» Work to complete
Your copy should hold exactly the lines from the one containing "Convert this chart" to the one containing "const fmt = (v: number)", inclusive, with no pictures.

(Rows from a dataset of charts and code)
◆ ◆ ◆ ◆ ◆ ◆ ◆
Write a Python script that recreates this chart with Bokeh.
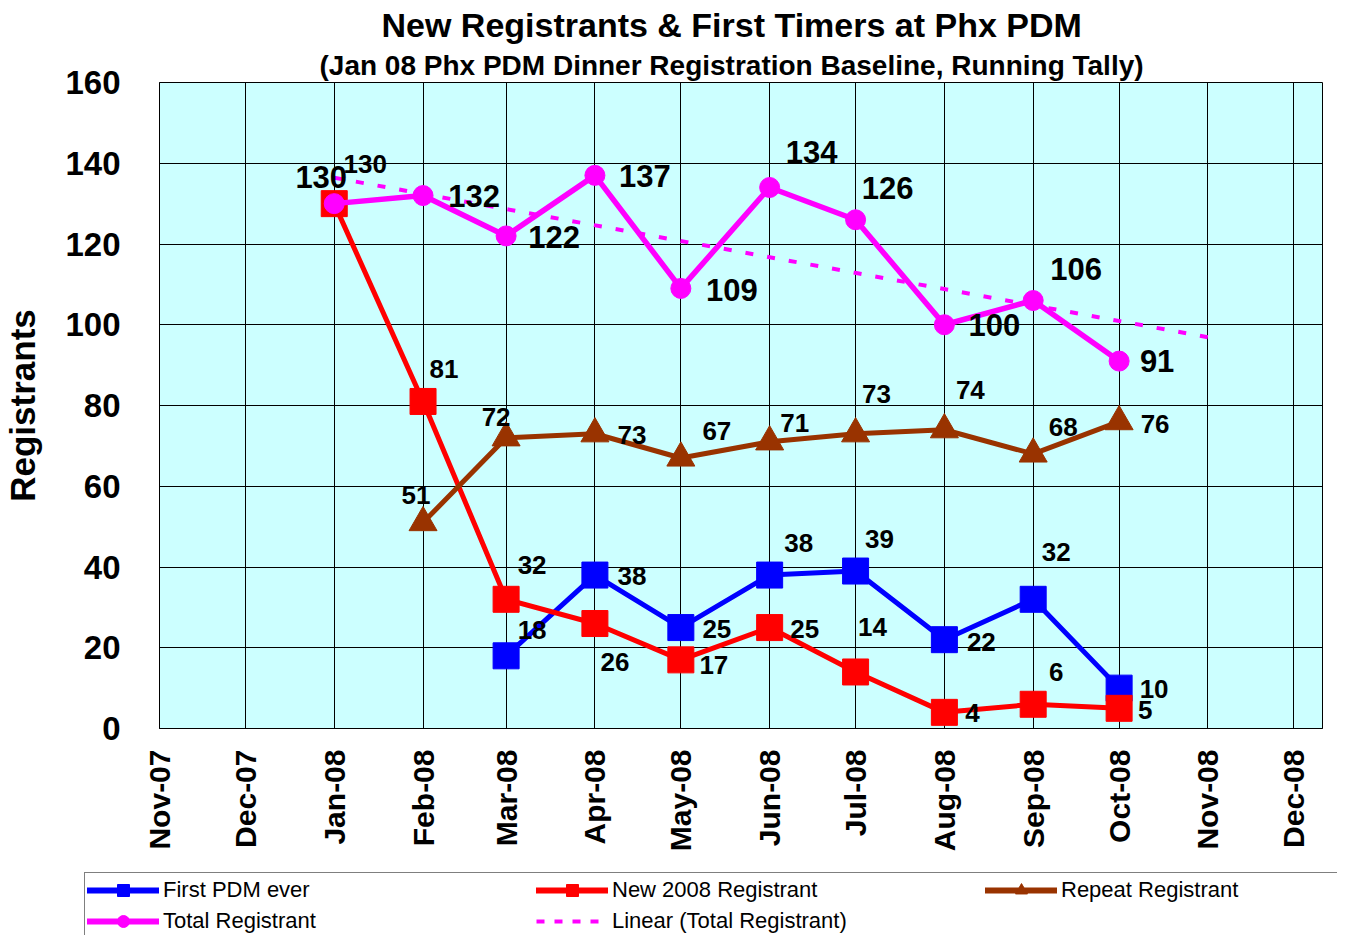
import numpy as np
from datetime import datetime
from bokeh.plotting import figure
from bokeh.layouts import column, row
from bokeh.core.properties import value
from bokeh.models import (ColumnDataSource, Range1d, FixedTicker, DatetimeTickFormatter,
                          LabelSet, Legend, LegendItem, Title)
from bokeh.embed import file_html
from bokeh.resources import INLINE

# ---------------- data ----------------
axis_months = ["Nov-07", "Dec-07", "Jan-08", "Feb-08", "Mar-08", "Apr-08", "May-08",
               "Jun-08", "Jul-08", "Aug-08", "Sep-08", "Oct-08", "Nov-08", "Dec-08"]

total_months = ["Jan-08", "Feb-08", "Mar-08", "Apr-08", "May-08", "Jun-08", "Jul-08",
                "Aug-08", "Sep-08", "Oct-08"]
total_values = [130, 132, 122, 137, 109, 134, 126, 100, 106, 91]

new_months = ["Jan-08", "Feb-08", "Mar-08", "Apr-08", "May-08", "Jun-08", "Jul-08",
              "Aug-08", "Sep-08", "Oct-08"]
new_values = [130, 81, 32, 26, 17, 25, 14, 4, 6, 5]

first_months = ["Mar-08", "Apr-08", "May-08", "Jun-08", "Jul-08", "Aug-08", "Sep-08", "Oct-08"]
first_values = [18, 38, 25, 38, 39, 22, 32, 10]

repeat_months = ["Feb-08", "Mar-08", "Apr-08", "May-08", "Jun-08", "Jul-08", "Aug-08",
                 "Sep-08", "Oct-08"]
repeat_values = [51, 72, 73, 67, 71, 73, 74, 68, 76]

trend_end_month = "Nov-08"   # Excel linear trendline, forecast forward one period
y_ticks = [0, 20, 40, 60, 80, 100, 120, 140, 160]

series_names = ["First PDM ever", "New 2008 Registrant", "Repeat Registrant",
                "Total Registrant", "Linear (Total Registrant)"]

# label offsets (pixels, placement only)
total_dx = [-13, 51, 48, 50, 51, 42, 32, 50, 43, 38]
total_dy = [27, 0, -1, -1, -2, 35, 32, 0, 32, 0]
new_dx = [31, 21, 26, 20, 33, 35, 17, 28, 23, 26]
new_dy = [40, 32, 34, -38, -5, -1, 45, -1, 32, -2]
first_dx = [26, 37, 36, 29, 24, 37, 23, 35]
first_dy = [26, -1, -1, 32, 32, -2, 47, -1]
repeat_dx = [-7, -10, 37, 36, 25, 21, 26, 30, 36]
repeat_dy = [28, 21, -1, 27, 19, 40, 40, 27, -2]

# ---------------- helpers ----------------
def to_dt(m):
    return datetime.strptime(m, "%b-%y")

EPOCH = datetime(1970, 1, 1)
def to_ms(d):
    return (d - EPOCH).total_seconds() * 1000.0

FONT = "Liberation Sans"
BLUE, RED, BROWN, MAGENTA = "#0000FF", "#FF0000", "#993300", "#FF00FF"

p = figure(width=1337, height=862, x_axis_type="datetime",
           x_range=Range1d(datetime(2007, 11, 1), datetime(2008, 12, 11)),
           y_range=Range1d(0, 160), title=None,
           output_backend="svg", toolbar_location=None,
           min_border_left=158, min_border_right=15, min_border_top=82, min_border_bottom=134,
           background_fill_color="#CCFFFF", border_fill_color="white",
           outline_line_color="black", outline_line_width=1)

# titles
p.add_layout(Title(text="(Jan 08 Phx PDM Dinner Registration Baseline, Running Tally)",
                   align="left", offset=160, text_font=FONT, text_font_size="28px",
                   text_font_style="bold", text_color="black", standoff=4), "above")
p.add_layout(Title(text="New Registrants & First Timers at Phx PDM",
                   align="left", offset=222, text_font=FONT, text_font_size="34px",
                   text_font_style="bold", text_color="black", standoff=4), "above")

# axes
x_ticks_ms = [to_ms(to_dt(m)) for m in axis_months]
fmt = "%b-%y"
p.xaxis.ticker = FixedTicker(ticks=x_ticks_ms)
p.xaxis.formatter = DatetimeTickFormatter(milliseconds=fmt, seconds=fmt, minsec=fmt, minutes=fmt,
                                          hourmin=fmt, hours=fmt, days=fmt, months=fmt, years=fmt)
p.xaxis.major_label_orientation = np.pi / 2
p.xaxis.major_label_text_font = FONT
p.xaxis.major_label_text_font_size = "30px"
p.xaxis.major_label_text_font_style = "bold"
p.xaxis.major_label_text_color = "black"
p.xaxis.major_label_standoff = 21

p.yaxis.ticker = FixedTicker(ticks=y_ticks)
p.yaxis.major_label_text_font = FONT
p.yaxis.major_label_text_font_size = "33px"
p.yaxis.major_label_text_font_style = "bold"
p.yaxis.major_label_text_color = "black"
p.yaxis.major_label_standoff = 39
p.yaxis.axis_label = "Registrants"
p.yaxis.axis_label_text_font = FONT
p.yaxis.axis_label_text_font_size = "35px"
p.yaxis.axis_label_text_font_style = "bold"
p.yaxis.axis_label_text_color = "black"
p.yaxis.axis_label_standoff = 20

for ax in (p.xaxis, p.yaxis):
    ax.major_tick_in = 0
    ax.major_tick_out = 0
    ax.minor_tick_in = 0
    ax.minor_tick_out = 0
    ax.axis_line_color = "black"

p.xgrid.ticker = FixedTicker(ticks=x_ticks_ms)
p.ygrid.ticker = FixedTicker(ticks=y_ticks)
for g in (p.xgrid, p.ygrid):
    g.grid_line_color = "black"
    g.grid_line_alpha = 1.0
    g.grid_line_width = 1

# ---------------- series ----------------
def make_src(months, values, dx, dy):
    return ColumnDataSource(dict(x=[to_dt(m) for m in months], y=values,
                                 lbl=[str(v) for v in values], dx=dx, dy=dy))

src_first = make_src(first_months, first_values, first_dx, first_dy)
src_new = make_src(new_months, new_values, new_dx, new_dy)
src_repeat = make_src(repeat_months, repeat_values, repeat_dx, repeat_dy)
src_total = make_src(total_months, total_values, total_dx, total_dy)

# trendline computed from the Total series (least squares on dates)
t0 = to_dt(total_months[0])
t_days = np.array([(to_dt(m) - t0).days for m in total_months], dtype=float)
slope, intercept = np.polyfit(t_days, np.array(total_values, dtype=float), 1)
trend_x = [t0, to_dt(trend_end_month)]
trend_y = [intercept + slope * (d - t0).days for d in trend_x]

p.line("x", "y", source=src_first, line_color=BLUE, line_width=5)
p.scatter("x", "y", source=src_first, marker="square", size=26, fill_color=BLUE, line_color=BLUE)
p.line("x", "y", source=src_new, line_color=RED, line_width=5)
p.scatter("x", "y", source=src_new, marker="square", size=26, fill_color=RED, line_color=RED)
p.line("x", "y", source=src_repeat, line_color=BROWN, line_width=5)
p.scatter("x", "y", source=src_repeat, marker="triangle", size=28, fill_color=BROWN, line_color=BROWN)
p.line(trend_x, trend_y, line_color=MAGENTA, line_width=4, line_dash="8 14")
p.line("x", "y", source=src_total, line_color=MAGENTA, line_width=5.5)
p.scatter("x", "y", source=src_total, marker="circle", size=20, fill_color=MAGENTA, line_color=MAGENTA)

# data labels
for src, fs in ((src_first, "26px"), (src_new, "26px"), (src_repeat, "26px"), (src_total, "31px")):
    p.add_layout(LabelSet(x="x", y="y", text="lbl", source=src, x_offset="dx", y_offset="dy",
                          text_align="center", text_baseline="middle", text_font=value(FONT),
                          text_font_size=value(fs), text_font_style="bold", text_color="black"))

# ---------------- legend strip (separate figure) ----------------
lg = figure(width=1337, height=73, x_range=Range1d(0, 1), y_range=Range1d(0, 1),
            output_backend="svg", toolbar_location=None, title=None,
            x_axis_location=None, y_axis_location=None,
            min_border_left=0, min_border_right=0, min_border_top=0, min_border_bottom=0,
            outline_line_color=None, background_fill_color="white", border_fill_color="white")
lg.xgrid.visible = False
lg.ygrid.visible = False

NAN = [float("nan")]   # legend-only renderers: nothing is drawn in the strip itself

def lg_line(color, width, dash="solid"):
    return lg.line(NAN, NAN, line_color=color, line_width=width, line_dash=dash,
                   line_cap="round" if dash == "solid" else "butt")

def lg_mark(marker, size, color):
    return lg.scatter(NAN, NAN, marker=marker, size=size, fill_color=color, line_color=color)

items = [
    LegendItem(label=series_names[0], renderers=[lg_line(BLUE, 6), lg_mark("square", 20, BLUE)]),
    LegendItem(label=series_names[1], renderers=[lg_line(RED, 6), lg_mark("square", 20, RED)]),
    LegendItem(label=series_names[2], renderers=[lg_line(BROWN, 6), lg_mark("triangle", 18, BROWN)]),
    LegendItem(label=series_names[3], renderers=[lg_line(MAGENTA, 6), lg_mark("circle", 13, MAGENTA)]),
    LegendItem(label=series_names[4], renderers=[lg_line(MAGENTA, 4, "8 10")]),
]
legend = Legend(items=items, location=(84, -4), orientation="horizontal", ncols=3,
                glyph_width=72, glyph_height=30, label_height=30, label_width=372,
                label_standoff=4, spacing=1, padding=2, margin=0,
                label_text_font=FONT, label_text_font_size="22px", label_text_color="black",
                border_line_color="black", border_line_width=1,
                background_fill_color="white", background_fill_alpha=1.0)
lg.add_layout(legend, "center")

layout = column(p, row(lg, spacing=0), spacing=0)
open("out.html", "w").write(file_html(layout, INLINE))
◆ ◆ ◆ ◆ ◆ ◆ ◆
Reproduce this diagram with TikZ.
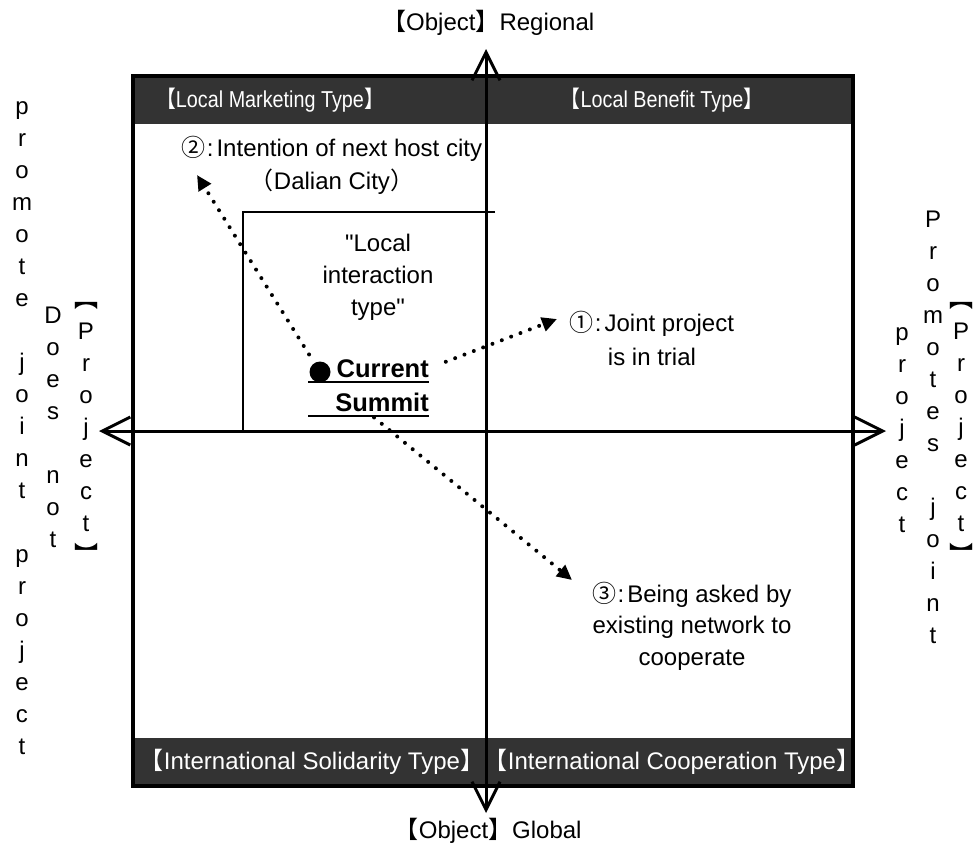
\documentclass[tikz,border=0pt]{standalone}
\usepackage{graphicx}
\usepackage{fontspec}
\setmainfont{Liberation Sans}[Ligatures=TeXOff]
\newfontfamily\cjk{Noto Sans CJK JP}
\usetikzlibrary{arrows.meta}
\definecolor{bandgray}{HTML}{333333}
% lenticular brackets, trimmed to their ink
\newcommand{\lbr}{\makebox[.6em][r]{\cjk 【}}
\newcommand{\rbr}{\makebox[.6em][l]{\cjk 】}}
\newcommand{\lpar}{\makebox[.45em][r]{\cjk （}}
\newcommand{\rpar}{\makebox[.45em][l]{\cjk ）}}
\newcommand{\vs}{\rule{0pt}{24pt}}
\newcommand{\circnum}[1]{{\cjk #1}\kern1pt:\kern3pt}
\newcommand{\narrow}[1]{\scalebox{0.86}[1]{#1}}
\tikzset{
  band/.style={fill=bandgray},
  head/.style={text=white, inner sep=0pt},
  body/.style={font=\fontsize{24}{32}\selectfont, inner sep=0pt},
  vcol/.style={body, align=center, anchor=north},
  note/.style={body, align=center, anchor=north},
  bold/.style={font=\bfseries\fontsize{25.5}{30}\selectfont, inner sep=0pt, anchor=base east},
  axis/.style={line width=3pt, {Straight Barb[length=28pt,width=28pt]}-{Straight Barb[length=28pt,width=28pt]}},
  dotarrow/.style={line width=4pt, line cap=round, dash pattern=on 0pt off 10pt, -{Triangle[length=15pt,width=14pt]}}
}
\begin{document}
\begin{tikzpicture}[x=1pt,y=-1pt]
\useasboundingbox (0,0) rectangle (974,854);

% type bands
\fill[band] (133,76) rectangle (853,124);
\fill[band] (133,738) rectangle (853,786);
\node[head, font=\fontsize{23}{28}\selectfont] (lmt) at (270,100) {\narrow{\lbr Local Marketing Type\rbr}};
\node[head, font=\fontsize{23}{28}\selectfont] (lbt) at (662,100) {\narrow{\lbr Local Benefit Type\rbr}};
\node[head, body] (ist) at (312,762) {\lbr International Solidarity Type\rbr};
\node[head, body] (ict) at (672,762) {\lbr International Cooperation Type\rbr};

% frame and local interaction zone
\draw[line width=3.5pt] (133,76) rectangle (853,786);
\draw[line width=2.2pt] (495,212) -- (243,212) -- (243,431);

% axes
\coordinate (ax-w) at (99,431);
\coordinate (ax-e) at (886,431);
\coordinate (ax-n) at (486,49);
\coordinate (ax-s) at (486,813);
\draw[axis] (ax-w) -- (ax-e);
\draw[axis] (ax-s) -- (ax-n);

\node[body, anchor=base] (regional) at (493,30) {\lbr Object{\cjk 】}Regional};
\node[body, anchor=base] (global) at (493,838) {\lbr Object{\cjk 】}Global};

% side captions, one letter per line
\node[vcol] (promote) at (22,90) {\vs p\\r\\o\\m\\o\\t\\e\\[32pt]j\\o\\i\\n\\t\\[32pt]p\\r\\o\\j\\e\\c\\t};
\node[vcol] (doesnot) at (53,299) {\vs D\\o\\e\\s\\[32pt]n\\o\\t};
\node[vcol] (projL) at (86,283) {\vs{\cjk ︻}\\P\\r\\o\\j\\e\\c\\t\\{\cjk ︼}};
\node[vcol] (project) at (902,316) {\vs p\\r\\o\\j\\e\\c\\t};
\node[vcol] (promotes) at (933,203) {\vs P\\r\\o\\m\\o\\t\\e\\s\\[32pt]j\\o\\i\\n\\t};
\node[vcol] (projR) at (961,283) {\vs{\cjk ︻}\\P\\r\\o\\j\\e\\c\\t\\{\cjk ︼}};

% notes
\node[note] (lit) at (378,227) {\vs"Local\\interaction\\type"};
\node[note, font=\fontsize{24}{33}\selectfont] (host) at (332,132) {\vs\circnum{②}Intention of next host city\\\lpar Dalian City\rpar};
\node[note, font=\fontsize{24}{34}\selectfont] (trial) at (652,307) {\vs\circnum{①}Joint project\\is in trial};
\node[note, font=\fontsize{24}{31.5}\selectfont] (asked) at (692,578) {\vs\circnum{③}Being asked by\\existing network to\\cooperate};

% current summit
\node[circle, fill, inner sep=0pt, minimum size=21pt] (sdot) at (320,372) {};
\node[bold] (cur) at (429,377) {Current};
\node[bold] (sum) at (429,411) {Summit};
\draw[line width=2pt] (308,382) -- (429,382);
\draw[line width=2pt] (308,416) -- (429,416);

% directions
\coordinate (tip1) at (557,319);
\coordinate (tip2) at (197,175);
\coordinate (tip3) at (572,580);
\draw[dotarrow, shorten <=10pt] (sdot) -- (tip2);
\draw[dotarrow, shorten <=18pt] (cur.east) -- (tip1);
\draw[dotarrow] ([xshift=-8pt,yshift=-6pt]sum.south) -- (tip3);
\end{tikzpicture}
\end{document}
◆ ◆ ◆ ◆ ◆ ◆ ◆
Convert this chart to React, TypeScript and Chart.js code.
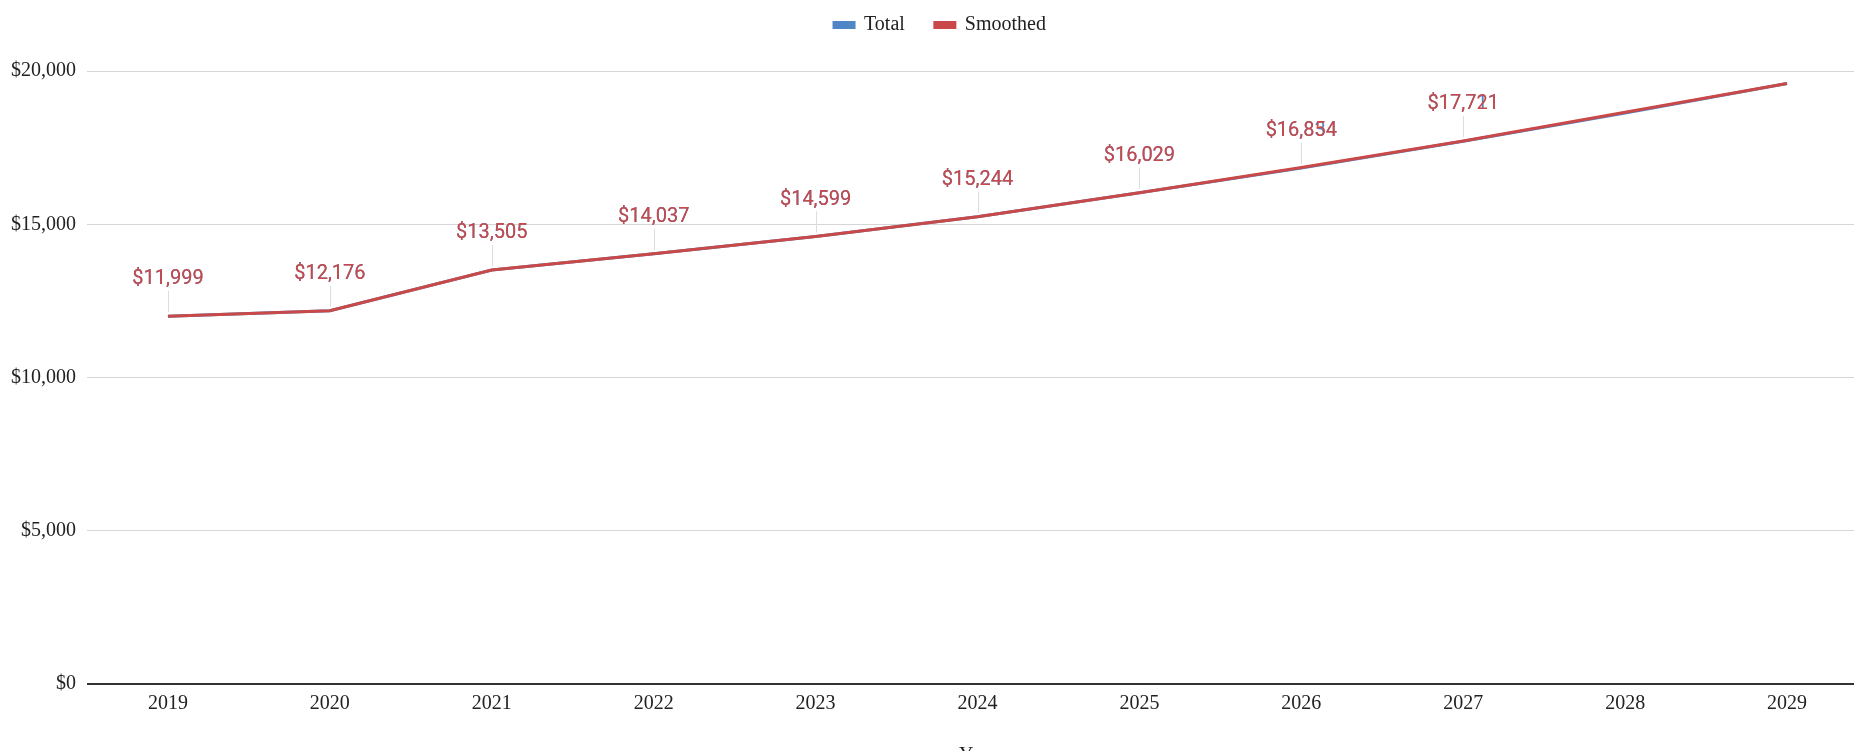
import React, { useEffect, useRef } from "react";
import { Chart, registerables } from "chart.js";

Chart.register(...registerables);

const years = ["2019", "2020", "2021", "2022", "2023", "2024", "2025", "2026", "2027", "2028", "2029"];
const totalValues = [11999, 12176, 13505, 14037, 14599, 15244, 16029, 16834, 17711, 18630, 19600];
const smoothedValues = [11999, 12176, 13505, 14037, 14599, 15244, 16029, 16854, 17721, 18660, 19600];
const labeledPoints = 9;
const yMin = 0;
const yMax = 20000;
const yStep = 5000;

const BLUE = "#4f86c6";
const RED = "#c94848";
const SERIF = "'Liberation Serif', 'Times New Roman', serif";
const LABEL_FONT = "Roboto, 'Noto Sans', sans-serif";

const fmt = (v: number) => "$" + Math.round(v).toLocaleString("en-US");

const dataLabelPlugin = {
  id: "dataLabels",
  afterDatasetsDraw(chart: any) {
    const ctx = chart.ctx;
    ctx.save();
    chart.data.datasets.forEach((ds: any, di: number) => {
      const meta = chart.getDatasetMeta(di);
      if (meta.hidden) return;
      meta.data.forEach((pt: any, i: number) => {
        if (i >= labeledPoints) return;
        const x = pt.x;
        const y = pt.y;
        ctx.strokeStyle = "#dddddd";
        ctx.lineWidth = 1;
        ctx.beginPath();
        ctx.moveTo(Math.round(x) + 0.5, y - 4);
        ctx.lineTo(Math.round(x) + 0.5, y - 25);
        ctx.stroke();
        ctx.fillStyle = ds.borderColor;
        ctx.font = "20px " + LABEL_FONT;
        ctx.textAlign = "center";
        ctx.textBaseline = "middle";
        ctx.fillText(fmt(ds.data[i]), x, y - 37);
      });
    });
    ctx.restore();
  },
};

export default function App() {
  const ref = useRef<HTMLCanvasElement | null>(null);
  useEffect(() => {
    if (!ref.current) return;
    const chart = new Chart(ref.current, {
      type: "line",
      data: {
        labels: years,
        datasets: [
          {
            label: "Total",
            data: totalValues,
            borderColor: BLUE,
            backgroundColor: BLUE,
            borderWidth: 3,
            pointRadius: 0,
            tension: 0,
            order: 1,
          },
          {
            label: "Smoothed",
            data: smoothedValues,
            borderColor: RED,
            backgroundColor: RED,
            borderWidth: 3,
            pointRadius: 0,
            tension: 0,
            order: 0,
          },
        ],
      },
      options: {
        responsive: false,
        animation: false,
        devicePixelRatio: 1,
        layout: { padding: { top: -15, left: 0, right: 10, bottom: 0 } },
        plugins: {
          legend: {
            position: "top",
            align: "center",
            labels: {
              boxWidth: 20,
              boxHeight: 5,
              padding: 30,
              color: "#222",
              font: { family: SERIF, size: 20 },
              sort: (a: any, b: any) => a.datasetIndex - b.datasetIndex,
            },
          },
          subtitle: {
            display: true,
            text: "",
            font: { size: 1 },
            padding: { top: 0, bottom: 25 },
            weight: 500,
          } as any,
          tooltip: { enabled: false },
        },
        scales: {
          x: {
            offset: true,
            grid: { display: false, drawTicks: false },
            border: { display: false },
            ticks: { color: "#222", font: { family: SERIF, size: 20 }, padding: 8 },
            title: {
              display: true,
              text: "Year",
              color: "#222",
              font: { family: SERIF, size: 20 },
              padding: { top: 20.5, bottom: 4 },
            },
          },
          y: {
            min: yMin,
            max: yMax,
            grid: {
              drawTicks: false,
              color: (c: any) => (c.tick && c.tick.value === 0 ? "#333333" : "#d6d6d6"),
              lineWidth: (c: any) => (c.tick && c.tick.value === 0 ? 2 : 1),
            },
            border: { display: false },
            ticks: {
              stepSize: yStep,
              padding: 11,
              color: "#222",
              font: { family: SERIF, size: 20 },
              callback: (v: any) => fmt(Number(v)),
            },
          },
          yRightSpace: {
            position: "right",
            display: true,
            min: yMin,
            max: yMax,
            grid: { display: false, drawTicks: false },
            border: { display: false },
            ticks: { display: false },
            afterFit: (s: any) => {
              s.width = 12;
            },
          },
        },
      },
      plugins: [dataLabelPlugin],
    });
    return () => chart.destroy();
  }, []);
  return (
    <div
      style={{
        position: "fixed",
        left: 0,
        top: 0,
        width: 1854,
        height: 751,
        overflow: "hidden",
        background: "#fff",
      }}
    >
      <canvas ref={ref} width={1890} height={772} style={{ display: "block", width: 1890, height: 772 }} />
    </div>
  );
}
◆ ◆ ◆ ◆ ◆ ◆ ◆
» Correct answer
Convert this chart to React, TypeScript and Chart.js code.
import React, { useEffect, useRef } from "react";
import { Chart, registerables } from "chart.js";

Chart.register(...registerables);

const years = ["2019", "2020", "2021", "2022", "2023", "2024", "2025", "2026", "2027", "2028", "2029"];
const totalValues = [11999, 12176, 13505, 14037, 14599, 15244, 16029, 16834, 17711, 18630, 19600];
const smoothedValues = [11999, 12176, 13505, 14037, 14599, 15244, 16029, 16854, 17721, 18660, 19600];
const labeledPoints = 9;
const yMin = 0;
const yMax = 20000;
const yStep = 5000;

const BLUE = "#4f86c6";
const RED = "#c94848";
const SERIF = "'Liberation Serif', 'Times New Roman', serif";
const LABEL_FONT = "Roboto, 'Noto Sans', sans-serif";

const fmt = (v: number) => "$" + Math.round(v).toLocaleString("en-US");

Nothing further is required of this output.